If there was ever a year to wave that rainbow flag — if there was ever a year to wave that rainbow flag — this is it.
This is it. This is a good year to celebrate Pride. Even if you have been so over it. This is a good year to be out, to be proud.
This is the cornerstone of every mark of progress, and our community has always been committed to progress.
So today — regardless of those who revel in this — today is no different from yesterday or tomorrow. All through the month of June, all through the years we have left to live, I dare you.
I dare you LGBTABCDQ alphabet soup, I dare you to find your flag. Find your rainbow. Find your loud. Wave your freedom proud.

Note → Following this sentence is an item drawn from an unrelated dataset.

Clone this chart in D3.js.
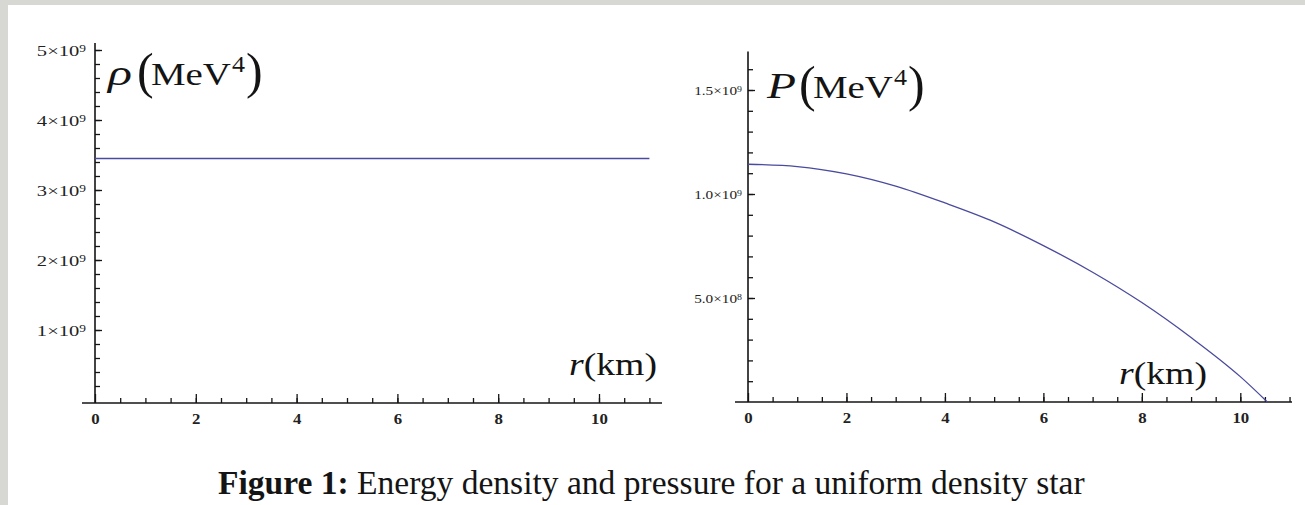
<!DOCTYPE html>
<html><head><meta charset="utf-8">
<script src="https://cdnjs.cloudflare.com/ajax/libs/d3/7.8.5/d3.min.js"></script>
<style>html,body{margin:0;padding:0;background:#fff;}svg{display:block;}</style>
</head><body>
<script>
// ---- data ----
const rhoR = [0, 11];
const rhoVals = [3.45e9, 3.45e9];
const presR = [0, 1, 2, 3, 4, 5, 6, 7, 8, 9, 10, 10.55];
const presVals = [1.143e9, 1.132e9, 1.097e9, 1.038e9, 0.957e9, 0.866e9, 0.752e9, 0.624e9, 0.478e9, 0.31e9, 0.122e9, 0];
const xTicks = [0, 2, 4, 6, 8, 10];
const xTickLabels = ["0", "2", "4", "6", "8", "10"];
const leftYTicks = [1e9, 2e9, 3e9, 4e9, 5e9];
const leftYMant = ["1", "2", "3", "4", "5"];
const leftYExp = ["9", "9", "9", "9", "9"];
const rightYTicks = [5e8, 1e9, 1.5e9];
const rightYMant = ["5.0", "1.0", "1.5"];
const rightYExp = ["8", "9", "9"];
const caption = ["Figure 1:", " Energy density and pressure for a uniform density star"];

const W = 1305, H = 505;
const svg = d3.select("body").append("svg").attr("width", W).attr("height", H);
svg.append("rect").attr("width", W).attr("height", H).attr("fill", "#d7d7d3");
svg.append("rect").attr("x", 8).attr("y", 5).attr("width", W - 8).attr("height", H - 5).attr("fill", "#ffffff");

const serif = "'Liberation Serif', 'Times New Roman', serif";
const lineColor = "#4a4a9e";
const ink = "#141414";

// place a text piece and stretch it horizontally to a target width (about its start)
function piece(g, str, x, y, size, italic, targetW) {
  const t = g.append("text").attr("x", 0).attr("y", 0).attr("font-family", serif)
    .attr("font-size", size).attr("fill", ink).attr("font-style", italic ? "italic" : "normal").text(str);
  const sx = targetW ? targetW / t.node().getComputedTextLength() : 1;
  t.attr("transform", `translate(${x},${y}) scale(${sx},1)`);
  return t;
}

function panel(cfg) {
  const x = d3.scaleLinear().domain(cfg.xDomain).range(cfg.xRange);
  const y = d3.scaleLinear().domain(cfg.yDomain).range(cfg.yRange);
  const g = svg.append("g");
  const x0 = x(0), yAxisPos = y(cfg.xAxisAt);
  // minor ticks x
  g.append("g").attr("transform", `translate(0,${yAxisPos})`)
    .call(d3.axisBottom(x).tickValues(cfg.xMinor).tickSize(-5).tickFormat(""))
    .call(s => s.select(".domain").remove())
    .selectAll("line").attr("stroke", ink).attr("stroke-width", 1.3);
  const xa = g.append("g").attr("transform", `translate(0,${yAxisPos})`)
    .call(d3.axisBottom(x).tickValues(xTicks).tickSize(-9).tickPadding(10).tickFormat((d, i) => xTickLabels[i]))
    .call(s => s.select(".domain").remove());
  xa.selectAll("line").attr("stroke", ink).attr("stroke-width", 1.3);
  xa.selectAll("text").attr("font-family", serif).attr("font-size", 15).attr("fill", "#222")
    .attr("font-weight", "bold").attr("transform", "scale(1.12,1)");
  // minor ticks y
  g.append("g").attr("transform", `translate(${x0},0)`)
    .call(d3.axisLeft(y).tickValues(cfg.yMinor).tickSize(-5).tickFormat(""))
    .call(s => s.select(".domain").remove())
    .selectAll("line").attr("stroke", ink).attr("stroke-width", 1.3);
  const ya = g.append("g").attr("transform", `translate(${x0},0)`)
    .call(d3.axisLeft(y).tickValues(cfg.yTicks).tickSize(-7).tickFormat(""))
    .call(s => s.select(".domain").remove());
  ya.selectAll("line").attr("stroke", ink).attr("stroke-width", 1.3);
  ya.selectAll(".tick text").each(function (d, i) {
    const t = d3.select(this).attr("font-family", serif).attr("font-size", cfg.tickFont).attr("fill", "#222")
      .attr("x", 0).attr("dy", "0.38em").attr("text-anchor", "end")
      .attr("transform", `translate(${-cfg.tickPad},0) scale(${cfg.tickScale},1)`);
    t.append("tspan").text(cfg.yMant[i] + "\u00d710");
    t.append("tspan").attr("dy", "-0.45em").attr("font-size", cfg.tickFont * 0.65).text(cfg.yExp[i]);
  });
  // axis lines
  g.append("line").attr("x1", x0 - 13).attr("x2", cfg.xRange[1]).attr("y1", yAxisPos).attr("y2", yAxisPos)
    .attr("stroke", ink).attr("stroke-width", 1.6);
  g.append("line").attr("x1", x0).attr("x2", x0).attr("y1", yAxisPos).attr("y2", y(cfg.yTop))
    .attr("stroke", ink).attr("stroke-width", 1.6);
  // data line
  const line = d3.line().x((d, i) => x(cfg.r[i])).y(d => y(d)).curve(d3.curveMonotoneX);
  g.append("path").datum(cfg.v).attr("d", line).attr("fill", "none")
    .attr("stroke", lineColor).attr("stroke-width", 1.3);
  // y label pieces
  const L = cfg.yl;
  piece(g, cfg.yLabelSym, L.sym[0], L.base, L.symSize, true, L.sym[1]);
  piece(g, "(", L.lp, L.base + 3, 50, false, 0);
  piece(g, "MeV", L.mev[0], L.base, 31, false, L.mev[1]);
  piece(g, "4", L.sup, L.base - 13, 23, false, 13);
  piece(g, ")", L.rp, L.base + 3, 50, false, 0);
  // x label
  const xl = g.append("text").attr("font-family", serif).attr("fill", ink).attr("font-size", 32);
  xl.append("tspan").attr("font-style", "italic").text("r");
  xl.append("tspan").text("(km)");
  const sx = 88 / xl.node().getComputedTextLength();
  xl.attr("transform", `translate(${cfg.xLabelPos[0]},${cfg.xLabelPos[1]}) scale(${sx},1)`);
}

panel({
  xDomain: [0, 11.25], xRange: [95, 662],
  yDomain: [0, 5e9], yRange: [400, 50], xAxisAt: -0.043e9, yTop: 5.1e9,
  xMinor: d3.range(1, 23).map(k => k * 0.5),
  yMinor: d3.range(1, 26).map(k => k * 0.2e9),
  yTicks: leftYTicks, yMant: leftYMant, yExp: leftYExp,
  tickFont: 14.5, tickScale: 1.42, tickPad: 9,
  r: rhoR, v: rhoVals,
  yLabelSym: "\u03c1", yl: { base: 85, sym: [108, 24], symSize: 36, lp: 137, mev: [151, 80], sup: 232, rp: 246 },
  xLabelPos: [569, 375]
});
panel({
  xDomain: [0, 11.05], xRange: [748, 1292],
  yDomain: [0, 1.5e9], yRange: [402, 90], xAxisAt: 0, yTop: 1.685e9,
  xMinor: d3.range(1, 23).map(k => k * 0.5),
  yMinor: d3.range(1, 17).map(k => k * 0.1e9),
  yTicks: rightYTicks, yMant: rightYMant, yExp: rightYExp,
  tickFont: 12.5, tickScale: 1.22, tickPad: 6,
  r: presR, v: presVals,
  yLabelSym: "P", yl: { base: 98, sym: [767, 29], symSize: 36, lp: 799, mev: [813, 80], sup: 894, rp: 908 },
  xLabelPos: [1119, 384]
});

// caption
const cap = svg.append("text").attr("x", 218).attr("y", 494).attr("font-family", serif)
  .attr("font-size", 24).attr("fill", ink);
cap.append("tspan").attr("font-weight", "bold").text(caption[0]);
cap.append("tspan").text(caption[1]);
const wNow = cap.node().getComputedTextLength();
cap.attr("font-size", 24 * 867 / wNow);
</script>
</body></html>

I dare you to speak your feelings of pride, of solidarity. I dare you from this moment to live who you are, for these 49, for North Carolina, for yourselves, for Orlando, for (indiscernible) —
For Stonewall and for Selma, for the LGBT community I left 20 years ago in Jamaica. For Kenya, for Uganda, for this country, for all of us. In order to heal, for every person living on this planet, we have to fight the fury of those who would rather see us dead. Let us rack against the powers that push against freedom, let us rage. Let us rally.
Let us rally against the powers that push against freedom. Let us rage, but let us also lobby for change in these gun laws and in discrimination laws.
Let us fight for more spaces where all our bodies can be safe. Let us push against unjust laws that seek to turn back the hands of time.
In memory of these nearly 50 dead, I dare you to live even louder, to be even more proud of who you are. Let us together lift our voices, our spirits. Let us shout out so everybody on this planet can hear the awesome power of the human heart.
To choose love. To choose love. I dare you to choose love.